**Source code of charts**.
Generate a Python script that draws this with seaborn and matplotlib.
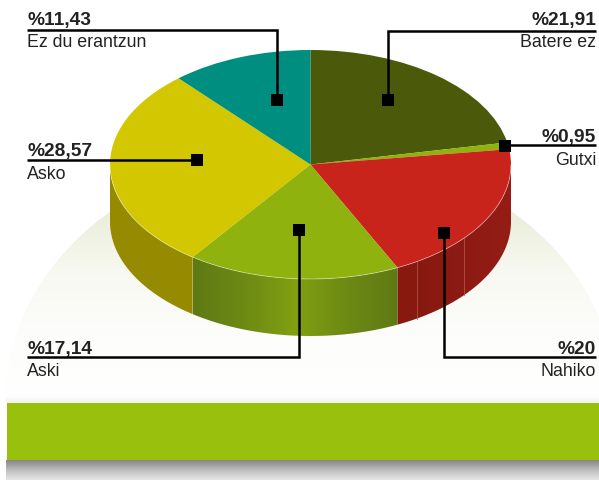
import numpy as np
import matplotlib
matplotlib.use("Agg")
import matplotlib.pyplot as plt
from matplotlib.colors import LinearSegmentedColormap
from matplotlib.patches import Ellipse, Polygon
import seaborn as sns

names = ["Batere ez", "Gutxi", "Nahiko", "Aski", "Asko", "Ez du erantzun"]
values = [21.91, 0.95, 20, 17.14, 28.57, 11.43]
value_labels = ["%21,91", "%0,95", "%20", "%17,14", "%28,57", "%11,43"]
top_colors = ["#4b5a0a", "#8fb20f", "#c9241b", "#8fb20f", "#d2c700", "#008e80"]
wall_colors = [
    ["#4b5a0a", "#4b5a0a"],
    ["#6f8a10", "#6f8a10"],
    ["#88190f", "#8a1a13", "#951d16"],
    ["#5f7a15", "#6d8a14", "#82a011", "#6d8a14", "#5f7a15"],
    ["#968a00", "#968a00"],
    ["#006e64", "#006e64"],
]

W, H = 599, 481
CX, CY, RX, RY, DEPTH = 310.5, 165.5, 200.5, 114.5, 57

sns.set_theme(style="white")
plt.rcParams["font.family"] = ["Liberation Sans", "DejaVu Sans"]

fig = plt.figure(figsize=(W / 100, H / 100), dpi=100)
fig.patch.set_facecolor("white")


def full_axes(z):
    ax = fig.add_axes([0, 0, 1, 1], zorder=z)
    ax.patch.set_alpha(0)
    ax.axis("off")
    return ax


# background dome and the green bar
bg = full_axes(0)
bg.set_xlim(0, W)
bg.set_ylim(H, 0)

dome_cmap = LinearSegmentedColormap.from_list(
    "dome", ["#e6ebd3", "#eaeeda", "#f8f9f2", "#fdfdfb", "#ffffff"])
dome = bg.imshow(np.linspace(0, 1, 256).reshape(-1, 1), cmap=dome_cmap, aspect="auto",
                 extent=[0, W, 400, 151], zorder=1)
clip = Ellipse((311, 400), 610, 498, transform=bg.transData, fc="none", ec="none")
bg.add_patch(clip)
dome.set_clip_path(clip)

shadow_cmap = LinearSegmentedColormap.from_list("shadow", ["#858585", "#bdbdbd", "#e6e6e6"])
bg.imshow(np.linspace(0, 1, 64).reshape(-1, 1), cmap=shadow_cmap, aspect="auto",
          extent=[6, W, 481, 461], zorder=1)
fade_cmap = LinearSegmentedColormap.from_list("fade", ["#ffffff", "#f0f0f0"])
bg.imshow(np.linspace(0, 1, 32).reshape(-1, 1), cmap=fade_cmap, aspect="auto",
          extent=[6, W, 404, 397], zorder=1)
bg.fill_between([7, W], 404, 461, color="#99c00d", lw=0, zorder=2)
bg.set_xlim(0, W)
bg.set_ylim(H, 0)

# pie, drawn on unit circle coordinates squashed into an ellipse
ax = full_axes(1)
wedges, _ = ax.pie(values, colors=sns.color_palette(top_colors), startangle=90, counterclock=False,
                   wedgeprops=dict(linewidth=0, zorder=3))

edges = np.concatenate([[0], np.cumsum(values)]) / sum(values) * 2 * np.pi
depth = DEPTH / RY
for i in range(len(values)):
    start = max(edges[i], np.pi / 2)
    end = min(edges[i + 1], 3 * np.pi / 2)
    if end <= start:
        continue
    t = np.linspace(start, end, 120)
    x, y = np.sin(t), np.cos(t)
    outline = np.column_stack([np.r_[x, x[::-1]], np.r_[y, y[::-1] - depth]])
    shape = Polygon(outline, transform=ax.transData, fc="none", ec="none")
    ax.add_patch(shape)
    shades = np.array(sns.blend_palette(wall_colors[i], 128))[None, :, :]
    im = ax.imshow(shades, aspect="auto", zorder=1,
                   extent=[x.min(), x.max(), (y - depth).min(), y.max()])
    im.set_clip_path(shape)

# faint seams on the red wall
for px in [417, 464]:
    ux = (px - CX) / RX
    uy = -np.sqrt(1 - ux ** 2)
    ax.plot([ux, ux], [uy, uy - depth], color="#b0524a", lw=0.6, zorder=2)

# light rim on the front edge
rim = np.linspace(np.pi / 2, 3 * np.pi / 2, 200)
ax.plot(np.sin(rim), np.cos(rim), color="#ffffff", lw=0.6, alpha=0.45, zorder=4)

ax.set_aspect("auto")
ax.set_xlim((0 - CX) / RX, (W - CX) / RX)
ax.set_ylim((CY - H) / RY, CY / RY)

# leader lines and labels
top = full_axes(2)
top.set_xlim(0, W)
top.set_ylim(H, 0)

leaders = {
    "Ez du erantzun": ([27, 277, 277], [30.5, 30.5, 100]),
    "Batere ez": ([596, 388, 388], [31.5, 31.5, 100]),
    "Gutxi": ([596, 505], [146, 146]),
    "Asko": ([27, 197], [160.5, 160.5]),
    "Aski": ([27, 299, 299], [357.5, 357.5, 230]),
    "Nahiko": ([596, 444, 444], [358, 358, 233]),
}
text_spots = {
    "Ez du erantzun": (27, 25, 47, "left"),
    "Batere ez": (596, 25, 47, "right"),
    "Gutxi": (596, 142, 165, "right"),
    "Asko": (27, 156.5, 179, "left"),
    "Aski": (27, 354, 376, "left"),
    "Nahiko": (596, 354, 376, "right"),
}
for name, val in zip(names, value_labels):
    xs, ys = leaders[name]
    top.plot(xs, ys, color="black", lw=1.8, solid_joinstyle="miter", solid_capstyle="butt", zorder=5)
    top.plot(xs[-1], ys[-1] + 0.5, marker="s", ms=8.6, mew=0, color="black", zorder=6)
    x, y_val, y_name, ha = text_spots[name]
    top.text(x, y_val, val, ha=ha, va="baseline", fontsize=13.8, fontweight="bold", color="#222222")
    top.text(x, y_name, name, ha=ha, va="baseline", fontsize=12.8, color="#222222")

fig.savefig("out.png", dpi=100)
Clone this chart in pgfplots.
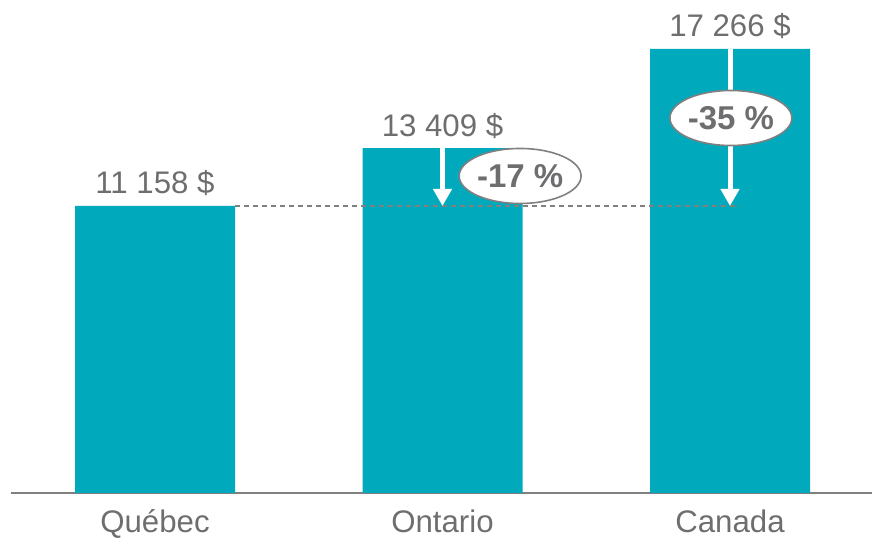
\documentclass[border=0pt]{standalone}
\usepackage{pgfplots}
\pgfplotsset{compat=1.18}
\usepackage{fontspec}
\setmainfont{Liberation Sans}
\usetikzlibrary{arrows.meta,shapes.geometric}
\definecolor{barteal}{RGB}{0,170,188}
\definecolor{txtgray}{RGB}{110,110,112}
\definecolor{axgray}{RGB}{128,128,128}
\begin{document}
\begin{tikzpicture}
\begin{axis}[
  scale only axis,
  width=430.5pt, height=246.5pt,
  xmin=-0.5009, xmax=2.4939,
  ymin=0, ymax=19167,
  axis x line=bottom,
  axis y line=none,
  axis line style={-, draw=axgray, line width=1pt},
  xtick={0,1,2},
  xticklabels={Québec,Ontario,Canada},
  major tick length=0pt,
  xticklabel style={anchor=base, yshift=-20pt, font=\fontsize{15.6}{18}\selectfont, text=txtgray},
  clip=false,
  ybar, bar width=80pt, bar shift=0pt,
]
\path (rel axis cs:-0.012776,-0.09331) rectangle (rel axis cs:1.00116,1);
\addplot[fill=barteal, draw=none] coordinates {(0,11158) (1,13409) (2,17266)};
% dashed reference line
\draw[axgray, line width=0.6pt, dash pattern=on 2.5pt off 2pt] (axis cs:0.278,11158) -- (axis cs:2.035,11158);
% arrows
\draw[white, line width=2.5pt, -{Triangle[width=9pt,length=8.5pt]}] (axis cs:1,13409) -- (axis cs:1,11158);
\draw[white, line width=2.5pt, -{Triangle[width=9pt,length=8.5pt]}] (axis cs:2,17266) -- (axis cs:2,11158);
% ellipses
\node[ellipse, draw=axgray, line width=0.8pt, fill=white, minimum width=60pt, minimum height=27.5pt, inner sep=0pt, text=txtgray, font=\bfseries\fontsize{16.5}{18}\selectfont] at (axis cs:1.27,12325) {-17 \%};
\node[ellipse, draw=axgray, line width=0.8pt, fill=white, minimum width=59pt, minimum height=27.5pt, inner sep=0pt, text=txtgray, font=\bfseries\fontsize{16.5}{18}\selectfont] at (axis cs:2.003,14579) {-35 \%};
% value labels
\node[anchor=base, text=txtgray, font=\fontsize{15.6}{18}\selectfont, yshift=6pt] at (axis cs:0,11158) {11 158 \$};
\node[anchor=base, text=txtgray, font=\fontsize{15.6}{18}\selectfont, yshift=6pt] at (axis cs:1,13409) {13 409 \$};
\node[anchor=base, text=txtgray, font=\fontsize{15.6}{18}\selectfont, yshift=6pt] at (axis cs:2,17266) {17 266 \$};
\end{axis}
\end{tikzpicture}
\end{document}
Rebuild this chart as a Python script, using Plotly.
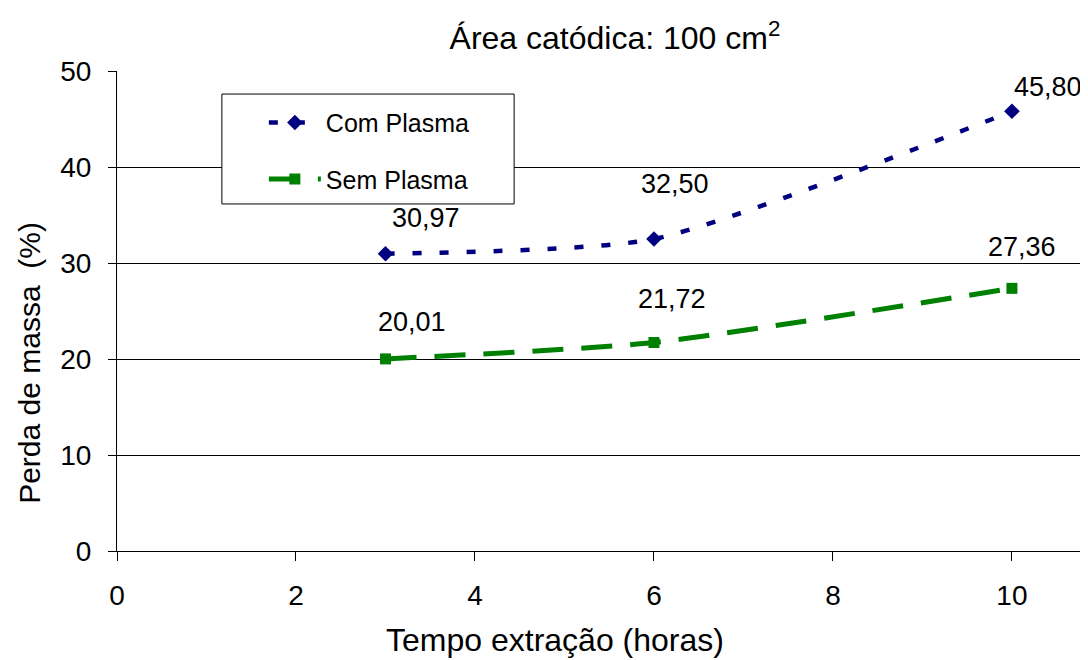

**WORK TO BE COMPLETED**. Give only the number of lines in the listing above that include the string "this".

**SOLVED EXERCISE**. 3